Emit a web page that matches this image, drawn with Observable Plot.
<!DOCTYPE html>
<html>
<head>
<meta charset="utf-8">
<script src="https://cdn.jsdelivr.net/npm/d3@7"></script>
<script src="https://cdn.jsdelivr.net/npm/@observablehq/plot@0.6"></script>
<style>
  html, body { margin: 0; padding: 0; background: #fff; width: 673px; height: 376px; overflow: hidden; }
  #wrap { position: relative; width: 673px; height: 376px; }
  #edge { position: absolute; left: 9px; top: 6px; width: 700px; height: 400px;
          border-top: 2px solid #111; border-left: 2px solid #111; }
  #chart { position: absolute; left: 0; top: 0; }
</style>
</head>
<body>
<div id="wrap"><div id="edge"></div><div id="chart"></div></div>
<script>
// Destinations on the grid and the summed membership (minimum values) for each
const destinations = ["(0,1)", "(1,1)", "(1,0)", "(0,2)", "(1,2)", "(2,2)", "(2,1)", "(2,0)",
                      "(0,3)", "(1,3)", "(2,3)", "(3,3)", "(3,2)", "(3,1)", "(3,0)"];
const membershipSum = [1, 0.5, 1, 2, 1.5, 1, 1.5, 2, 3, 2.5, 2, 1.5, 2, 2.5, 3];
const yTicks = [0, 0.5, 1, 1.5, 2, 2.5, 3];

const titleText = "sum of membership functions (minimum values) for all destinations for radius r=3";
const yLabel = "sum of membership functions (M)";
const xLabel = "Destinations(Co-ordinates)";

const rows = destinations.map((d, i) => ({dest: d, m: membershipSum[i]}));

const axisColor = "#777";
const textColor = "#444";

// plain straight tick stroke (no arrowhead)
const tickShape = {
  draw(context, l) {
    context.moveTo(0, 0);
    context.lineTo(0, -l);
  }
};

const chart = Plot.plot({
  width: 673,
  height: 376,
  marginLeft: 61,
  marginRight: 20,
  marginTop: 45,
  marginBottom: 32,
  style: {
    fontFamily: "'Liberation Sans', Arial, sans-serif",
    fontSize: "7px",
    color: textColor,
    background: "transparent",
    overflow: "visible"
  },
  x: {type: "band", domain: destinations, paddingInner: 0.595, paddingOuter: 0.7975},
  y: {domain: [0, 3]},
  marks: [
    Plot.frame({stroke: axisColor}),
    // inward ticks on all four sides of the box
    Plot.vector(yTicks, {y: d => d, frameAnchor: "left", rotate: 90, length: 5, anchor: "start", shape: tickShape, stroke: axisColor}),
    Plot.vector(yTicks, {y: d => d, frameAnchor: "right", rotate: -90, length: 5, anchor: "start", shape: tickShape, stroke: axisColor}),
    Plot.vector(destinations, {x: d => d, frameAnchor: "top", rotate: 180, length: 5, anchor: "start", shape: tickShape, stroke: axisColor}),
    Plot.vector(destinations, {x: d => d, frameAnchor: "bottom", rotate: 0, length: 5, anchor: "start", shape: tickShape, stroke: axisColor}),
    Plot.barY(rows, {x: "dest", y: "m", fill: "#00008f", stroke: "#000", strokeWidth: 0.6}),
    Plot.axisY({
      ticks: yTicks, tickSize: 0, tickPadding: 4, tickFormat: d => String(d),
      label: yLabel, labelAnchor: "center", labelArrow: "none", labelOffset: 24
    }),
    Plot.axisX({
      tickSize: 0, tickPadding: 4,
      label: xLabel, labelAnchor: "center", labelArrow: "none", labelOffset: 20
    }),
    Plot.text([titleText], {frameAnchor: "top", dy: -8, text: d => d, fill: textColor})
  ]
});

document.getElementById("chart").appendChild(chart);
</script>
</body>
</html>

### Given request
Copy all of the material word for word.

### Solution for this exercise
Emit a web page that matches this image, drawn with Observable Plot.
<!DOCTYPE html>
<html>
<head>
<meta charset="utf-8">
<script src="https://cdn.jsdelivr.net/npm/d3@7"></script>
<script src="https://cdn.jsdelivr.net/npm/@observablehq/plot@0.6"></script>
<style>
  html, body { margin: 0; padding: 0; background: #fff; width: 673px; height: 376px; overflow: hidden; }
  #wrap { position: relative; width: 673px; height: 376px; }
  #edge { position: absolute; left: 9px; top: 6px; width: 700px; height: 400px;
          border-top: 2px solid #111; border-left: 2px solid #111; }
  #chart { position: absolute; left: 0; top: 0; }
</style>
</head>
<body>
<div id="wrap"><div id="edge"></div><div id="chart"></div></div>
<script>
// Destinations on the grid and the summed membership (minimum values) for each
const destinations = ["(0,1)", "(1,1)", "(1,0)", "(0,2)", "(1,2)", "(2,2)", "(2,1)", "(2,0)",
                      "(0,3)", "(1,3)", "(2,3)", "(3,3)", "(3,2)", "(3,1)", "(3,0)"];
const membershipSum = [1, 0.5, 1, 2, 1.5, 1, 1.5, 2, 3, 2.5, 2, 1.5, 2, 2.5, 3];
const yTicks = [0, 0.5, 1, 1.5, 2, 2.5, 3];

const titleText = "sum of membership functions (minimum values) for all destinations for radius r=3";
const yLabel = "sum of membership functions (M)";
const xLabel = "Destinations(Co-ordinates)";

const rows = destinations.map((d, i) => ({dest: d, m: membershipSum[i]}));

const axisColor = "#777";
const textColor = "#444";

// plain straight tick stroke (no arrowhead)
const tickShape = {
  draw(context, l) {
    context.moveTo(0, 0);
    context.lineTo(0, -l);
  }
};

const chart = Plot.plot({
  width: 673,
  height: 376,
  marginLeft: 61,
  marginRight: 20,
  marginTop: 45,
  marginBottom: 32,
  style: {
    fontFamily: "'Liberation Sans', Arial, sans-serif",
    fontSize: "7px",
    color: textColor,
    background: "transparent",
    overflow: "visible"
  },
  x: {type: "band", domain: destinations, paddingInner: 0.595, paddingOuter: 0.7975},
  y: {domain: [0, 3]},
  marks: [
    Plot.frame({stroke: axisColor}),
    // inward ticks on all four sides of the box
    Plot.vector(yTicks, {y: d => d, frameAnchor: "left", rotate: 90, length: 5, anchor: "start", shape: tickShape, stroke: axisColor}),
    Plot.vector(yTicks, {y: d => d, frameAnchor: "right", rotate: -90, length: 5, anchor: "start", shape: tickShape, stroke: axisColor}),
    Plot.vector(destinations, {x: d => d, frameAnchor: "top", rotate: 180, length: 5, anchor: "start", shape: tickShape, stroke: axisColor}),
    Plot.vector(destinations, {x: d => d, frameAnchor: "bottom", rotate: 0, length: 5, anchor: "start", shape: tickShape, stroke: axisColor}),
    Plot.barY(rows, {x: "dest", y: "m", fill: "#00008f", stroke: "#000", strokeWidth: 0.6}),
    Plot.axisY({
      ticks: yTicks, tickSize: 0, tickPadding: 4, tickFormat: d => String(d),
      label: yLabel, labelAnchor: "center", labelArrow: "none", labelOffset: 24
    }),
    Plot.axisX({
      tickSize: 0, tickPadding: 4,
      label: xLabel, labelAnchor: "center", labelArrow: "none", labelOffset: 20
    }),
    Plot.text([titleText], {frameAnchor: "top", dy: -8, text: d => d, fill: textColor})
  ]
});

document.getElementById("chart").appendChild(chart);
</script>
</body>
</html>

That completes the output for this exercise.